# APC 1.1kva placing position



## amjath (Apr 27, 2015)

Hi guys,
I just bought this UPS, but it is very tall to place it inside our self. So can I place it over it's sides (horizontal position)


----------



## jasku (Apr 27, 2015)

amjath said:


> Hi guys,
> I just bought this UPS, but it is very tall to place it inside our self. So can I place it over it's sides (horizontal position)



Yes, you can, you may have to remove the base stand for that though.


----------



## amjath (Apr 27, 2015)

I have BR1100CI-IN model. What stand r u talking about. Also what is this surge only means at the back


----------



## jasku (Apr 27, 2015)

amjath said:


> I have BR1100CI-IN model. What stand r u talking about. Also what is this sure only means at the back



Ok, I thought yours is like this one  -*www.hydshop.in/products/APC-BACK-UPS-RS-1500VA-230V.html

I am unable to understand the second half of your sentence.


----------



## amjath (Apr 27, 2015)

jasku said:


> Ok, I thought yours is like this one  -*www.hydshop.in/products/APC-BACK-UPS-RS-1500VA-230V.html
> 
> I am unable to understand the second half of your sentence.
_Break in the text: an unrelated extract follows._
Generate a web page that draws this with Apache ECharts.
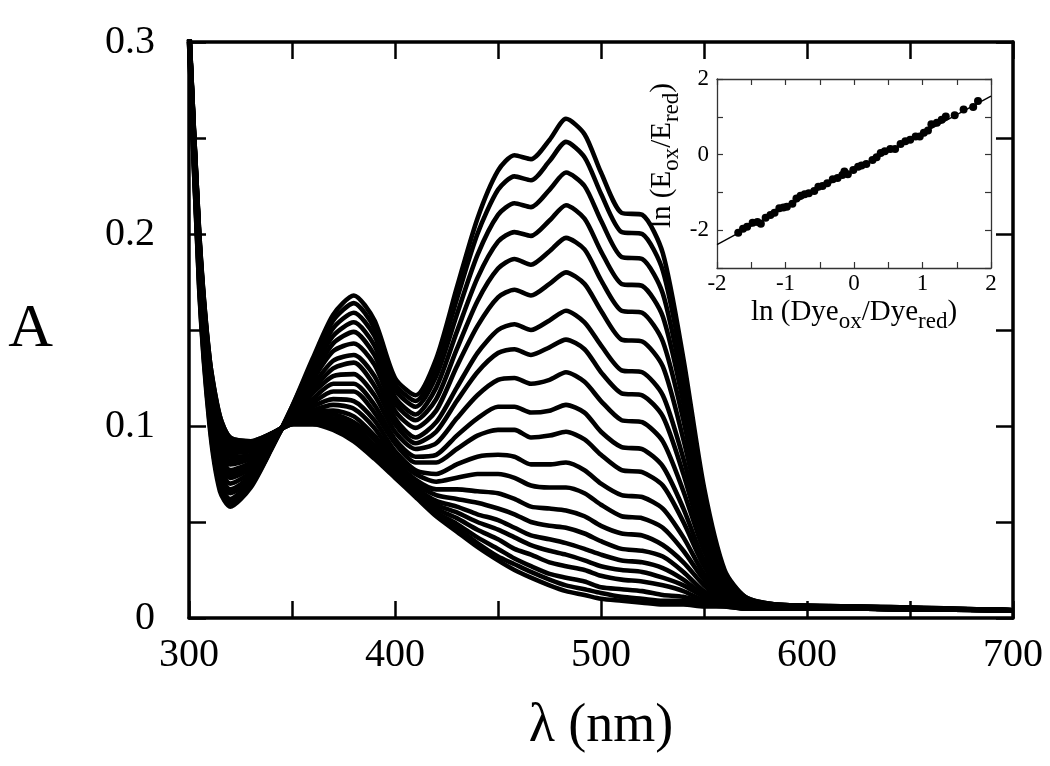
<!DOCTYPE html>
<html>
<head>
<meta charset="utf-8">
<script src="https://cdn.jsdelivr.net/npm/echarts@6.0.0/dist/echarts.min.js"></script>
<style>
html,body{margin:0;padding:0;background:#ffffff;}
#chart{width:1050px;height:766px;}
</style>
</head>
<body>
<div id="chart"></div>
<script>
// ---------------- DATA ----------------
// wavelength grid (nm)
const wavelengths = [300,305,310,315,320,330,340,350,360,370,380,390,400,410,420,430,440,450,458,466,475,483,492,500,510,520,530,540,550,560,570,585,620,700];

// absorbance spectra, from the most oxidized (top at 483 nm) to the most reduced
const s01 = [.300,.170,.100,.066,.058,.068,.088,.110,.135,.158,.168,.155,.125,.116,.135,.172,.208,.233,.241,.239,.249,.260,.252,.232,.211,.210,.190,.135,.068,.025,.011,.007,.006,.004];
const s02 = [.300,.171,.102,.068,.060,.069,.088,.110,.133,.155,.164,.151,.122,.113,.131,.166,.200,.223,.230,.228,.238,.248,.240,.221,.201,.200,.181,.129,.065,.024,.011,.007,.006,.004];
const s03 = [.301,.173,.104,.070,.062,.071,.089,.109,.131,.151,.159,.147,.119,.110,.126,.158,.189,.210,.216,.214,.223,.232,.225,.207,.188,.187,.169,.120,.061,.023,.010,.007,.006,.004];
const s04 = [.302,.175,.106,.073,.065,.072,.089,.108,.129,.147,.154,.142,.115,.106,.120,.149,.177,.196,.201,.199,.207,.215,.208,.191,.174,.173,.157,.112,.057,.022,.010,.007,.006,.004];
const s05 = [.303,.178,.109,.076,.067,.074,.090,.108,.126,.143,.149,.137,.112,.103,.114,.140,.165,.182,.187,.184,.191,.198,.192,.176,.160,.159,.144,.103,.052,.020,.009,.006,.006,.004];
const s06 = [.303,.180,.111,.079,.070,.076,.091,.107,.124,.139,.143,.132,.108,.099,.108,.131,.152,.167,.171,.168,.174,.180,.174,.160,.145,.144,.131,.093,.048,.019,.009,.006,.006,.004];
const s07 = [.304,.182,.114,.082,.073,.078,.091,.106,.121,.134,.137,.126,.104,.094,.102,.120,.138,.150,.153,.150,.155,.160,.154,.142,.129,.128,.116,.083,.043,.017,.009,.006,.005,.004];
const s08 = [.305,.184,.116,.084,.075,.079,.092,.106,.119,.130,.133,.121,.101,.091,.097,.113,.128,.138,.140,.137,.141,.145,.140,.128,.117,.116,.105,.075,.039,.016,.008,.006,.005,.004];
const s09 = [.305,.186,.119,.087,.077,.081,.092,.105,.117,.126,.127,.116,.097,.088,.091,.104,.116,.124,.125,.122,.124,.128,.123,.113,.103,.102,.092,.066,.035,.015,.008,.006,.005,.004];
const s10 = [.306,.188,.121,.090,.080,.083,.093,.105,.114,.122,.122,.111,.093,.084,.085,.095,.104,.110,.110,.107,.108,.111,.107,.097,.089,.088,.079,.057,.030,.013,.007,.006,.005,.004];
const s11 = [.307,.190,.123,.092,.082,.084,.093,.104,.112,.118,.118,.107,.091,.081,.081,.088,.095,.098,.098,.094,.095,.097,.093,.085,.077,.076,.069,.050,.027,.012,.007,.006,.005,.004];
const s12 = [.307,.192,.125,.094,.084,.085,.094,.103,.110,.114,.113,.103,.087,.077,.075,.080,.084,.085,.084,.080,.080,.081,.077,.070,.064,.063,.057,.042,.023,.011,.007,.006,.005,.004];
const s13 = [.308,.193,.127,.096,.086,.087,.094,.103,.108,.111,.109,.099,.084,.075,.071,.073,.075,.075,.073,.069,.068,.068,.065,.059,.053,.052,.047,.035,.020,.010,.006,.005,.005,.004];
const s14 = [.308,.195,.129,.098,.088,.088,.095,.103,.107,.108,.105,.095,.082,.072,.067,.067,.066,.065,.062,.058,.057,.056,.053,.048,.044,.043,.038,.029,.017,.009,.006,.005,.005,.004];
const s15 = [.309,.196,.130,.100,.089,.089,.095,.102,.106,.106,.102,.093,.080,.070,.064,.062,.060,.057,.054,.050,.048,.047,.044,.040,.036,.035,.032,.024,.014,.009,.006,.005,.005,.004];
const s16 = [.309,.197,.131,.101,.090,.090,.095,.102,.104,.104,.100,.090,.078,.068,.061,.058,.054,.051,.047,.043,.041,.039,.036,.033,.030,.029,.026,.020,.012,.008,.006,.005,.005,.004];
const s17 = [.309,.198,.132,.102,.091,.090,.095,.102,.104,.103,.098,.089,.077,.067,.059,.055,.050,.046,.042,.038,.035,.033,.030,.027,.025,.024,.021,.017,.011,.007,.005,.005,.005,.004];
const s18 = [.309,.198,.133,.103,.092,.091,.096,.101,.103,.101,.096,.087,.076,.066,.057,.052,.046,.041,.036,.033,.029,.027,.025,.022,.020,.019,.017,.014,.009,.007,.005,.005,.005,.004];
const s19 = [.310,.199,.134,.104,.093,.091,.096,.101,.102,.100,.094,.085,.074,.064,.055,.049,.042,.036,.031,.027,.023,.021,.019,.016,.015,.014,.012,.011,.008,.007,.005,.005,.005,.004];
const s20 = [.310,.200,.135,.105,.094,.092,.096,.101,.101,.099,.093,.084,.074,.064,.054,.047,.039,.032,.028,.024,.020,.017,.015,.013,.011,.010,.009,.009,.007,.006,.005,.005,.005,.004];
const s21 = [.310,.200,.135,.105,.094,.092,.096,.101,.101,.098,.092,.083,.073,.063,.053,.045,.037,.030,.025,.021,.017,.014,.012,.010,.009,.008,.007,.007,.006,.006,.005,.005,.005,.004];
const spectra = [s01,s02,s03,s04,s05,s06,s07,s08,s09,s10,s11,s12,s13,s14,s15,s16,s17,s18,s19,s20,s21];

// inset: ln(Dye_ox/Dye_red) vs ln(E_ox/E_red)
const insetX = [-1.69,-1.62,-1.56,-1.48,-1.41,-1.36,-1.29,-1.22,-1.16,-1.09,-1.03,-0.98,-0.90,-0.84,-0.78,-0.72,-0.66,-0.58,-0.52,-0.46,-0.39,-0.31,-0.24,-0.17,-0.14,-0.09,-0.01,0.06,0.11,0.18,0.27,0.33,0.39,0.45,0.53,0.60,0.68,0.75,0.82,0.90,0.96,1.02,1.08,1.13,1.21,1.28,1.34,1.47,1.60,1.74,1.81];
const insetY = [-2.07,-1.96,-1.91,-1.80,-1.78,-1.83,-1.67,-1.60,-1.54,-1.42,-1.40,-1.38,-1.30,-1.16,-1.09,-1.05,-1.02,-0.96,-0.85,-0.83,-0.76,-0.65,-0.62,-0.54,-0.45,-0.52,-0.41,-0.32,-0.29,-0.25,-0.14,-0.07,0.04,0.09,0.15,0.15,0.28,0.35,0.39,0.48,0.48,0.58,0.64,0.80,0.84,0.92,1.01,1.04,1.19,1.26,1.42];
const fitX = [-2, 2];
const fitY = [-2.38, 1.55];

// tick values
const mainXTicks = {min:300, max:700, step:50};
const mainYTicks = {min:0, max:0.3, step:0.05};
const insetXTicks = {min:-2, max:2, step:0.5};
const insetYTicks = {min:-3, max:2, step:1};

// ---------------- CHART ----------------
const FONT = '"Liberation Serif", "Times New Roman", serif';
const chart = echarts.init(document.getElementById('chart'), null, {renderer:'canvas'});

const mainLine = {show:true, onZero:false, lineStyle:{color:'#000', width:3.5}};
const mainTick = {show:true, inside:true, length:17, lineStyle:{color:'#000', width:2.5}};
const insetLine = {show:true, onZero:false, lineStyle:{color:'#333', width:1.3}};
const insetTick = {show:true, inside:true, length:6, lineStyle:{color:'#333', width:1.2}};

const big = {fontFamily:FONT, fontSize:29, color:'#000', lineHeight:42, verticalAlign:'middle'};
const sub = {fontFamily:FONT, fontSize:23, color:'#000', verticalAlign:'bottom'};

const series = spectra.map((s, k) => ({
  type:'line', name:'spectrum ' + (k+1), xAxisIndex:0, yAxisIndex:0,
  data: wavelengths.map((w, i) => [w, s[i]]),
  showSymbol:false, symbol:'none', smooth:0.25, clip:true, silent:true,
  lineStyle:{color:'#000', width:4.6}
}));
series.push({
  type:'line', name:'fit', xAxisIndex:2, yAxisIndex:2,
  data: fitX.map((x, i) => [x, fitY[i]]),
  showSymbol:false, symbol:'none', silent:true,
  lineStyle:{color:'#000', width:1.4}
});
series.push({
  type:'scatter', name:'points', xAxisIndex:2, yAxisIndex:2,
  data: insetX.map((x, i) => [x, insetY[i]]),
  symbol:'circle', symbolSize:8, silent:true,
  itemStyle:{color:'#000', opacity:1}
});

const option = {
  animation:false,
  backgroundColor:'#ffffff',
  grid:[
    {left:189, top:42, width:824, height:576, containLabel:false, outerBoundsMode:'none'},
    {left:717, top:79, width:274, height:189, containLabel:false, outerBoundsMode:'none', show:true, backgroundColor:'#ffffff', borderWidth:0}
  ],
  xAxis:[
    {gridIndex:0, type:'value', position:'bottom', min:mainXTicks.min, max:mainXTicks.max, interval:mainXTicks.step,
     axisLine:mainLine, axisTick:mainTick, splitLine:{show:false},
     axisLabel:{fontFamily:FONT, fontSize:40, color:'#000', margin:17, formatter:v => (v % 100 === 0 ? String(v) : '')},
     name:'λ (nm)', nameLocation:'middle', nameGap:82,
     nameTextStyle:{fontFamily:FONT, fontSize:54, color:'#000'}},
    {gridIndex:0, type:'value', position:'top', min:mainXTicks.min, max:mainXTicks.max, interval:mainXTicks.step,
     axisLine:mainLine, axisTick:mainTick, splitLine:{show:false}, axisLabel:{show:false}},
    {gridIndex:1, type:'value', position:'bottom', min:insetXTicks.min, max:insetXTicks.max, interval:insetXTicks.step,
     axisLine:insetLine, axisTick:insetTick, splitLine:{show:false},
     axisLabel:{fontFamily:FONT, fontSize:23, color:'#000', margin:4, formatter:v => (Number.isInteger(v) ? String(v) : '')},
     name:'{a|ln (Dye}{s|ox}{a|/Dye}{s|red}{a|)}', nameLocation:'middle', nameGap:23,
     nameTextStyle:{rich:{a:big, s:sub}}},
    {gridIndex:1, type:'value', position:'top', min:insetXTicks.min, max:insetXTicks.max, interval:insetXTicks.step,
     axisLine:insetLine, axisTick:insetTick, splitLine:{show:false}, axisLabel:{show:false}}
  ],
  yAxis:[
    {gridIndex:0, type:'value', position:'left', min:mainYTicks.min, max:mainYTicks.max, interval:mainYTicks.step,
     axisLine:mainLine, axisTick:mainTick, splitLine:{show:false},
     axisLabel:{fontFamily:FONT, fontSize:40, color:'#000', margin:34,
       formatter:v => { const r = Math.round(v * 100); return r % 10 === 0 ? (r === 0 ? '0' : (r / 100).toFixed(1)) : ''; }},
     name:'A', nameLocation:'middle', nameRotate:0, nameGap:136,
     nameTextStyle:{fontFamily:FONT, fontSize:62, color:'#000', padding:[0,0,14,0]}},
    {gridIndex:0, type:'value', position:'right', min:mainYTicks.min, max:mainYTicks.max, interval:mainYTicks.step,
     axisLine:mainLine, axisTick:mainTick, splitLine:{show:false}, axisLabel:{show:false}},
    {gridIndex:1, type:'value', position:'left', min:insetYTicks.min, max:insetYTicks.max, interval:insetYTicks.step,
     axisLine:insetLine, axisTick:insetTick, splitLine:{show:false},
     axisLabel:{fontFamily:FONT, fontSize:23, color:'#000', margin:8, formatter:v => (v % 2 === 0 ? String(v) : '')},
     name:'{a|ln (E}{s|ox}{a|/E}{s|red}{a|)}', nameLocation:'middle', nameRotate:90, nameGap:34,
     nameTextStyle:{rich:{a:big, s:sub}, padding:[0,0,0,36]}},
    {gridIndex:1, type:'value', position:'right', min:insetYTicks.min, max:insetYTicks.max, interval:insetYTicks.step,
     axisLine:insetLine, axisTick:insetTick, splitLine:{show:false}, axisLabel:{show:false}}
  ],
  series: series
};
chart.setOption(option);
</script>
</body>
</html>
So can I place on its sides?

Edited my previous comment, stupid auto correct


----------



## jasku (Apr 27, 2015)

amjath said:


> So can I place on its sides?
> 
> Edited my previous comment, stupid auto correct



Oh ok, the ' power surge only' is like voltage stabilizer only socket, no power back up. I connect my speakers or anything that doesnt require power back up to this socket.


----------



## amjath (Apr 27, 2015)

jasku said:


> Oh ok, the 'surge' is like voltage stabilizer only, no power back up. I connect my speakers or anything that doesnt require power back up to this socket.


Okay thanks


----------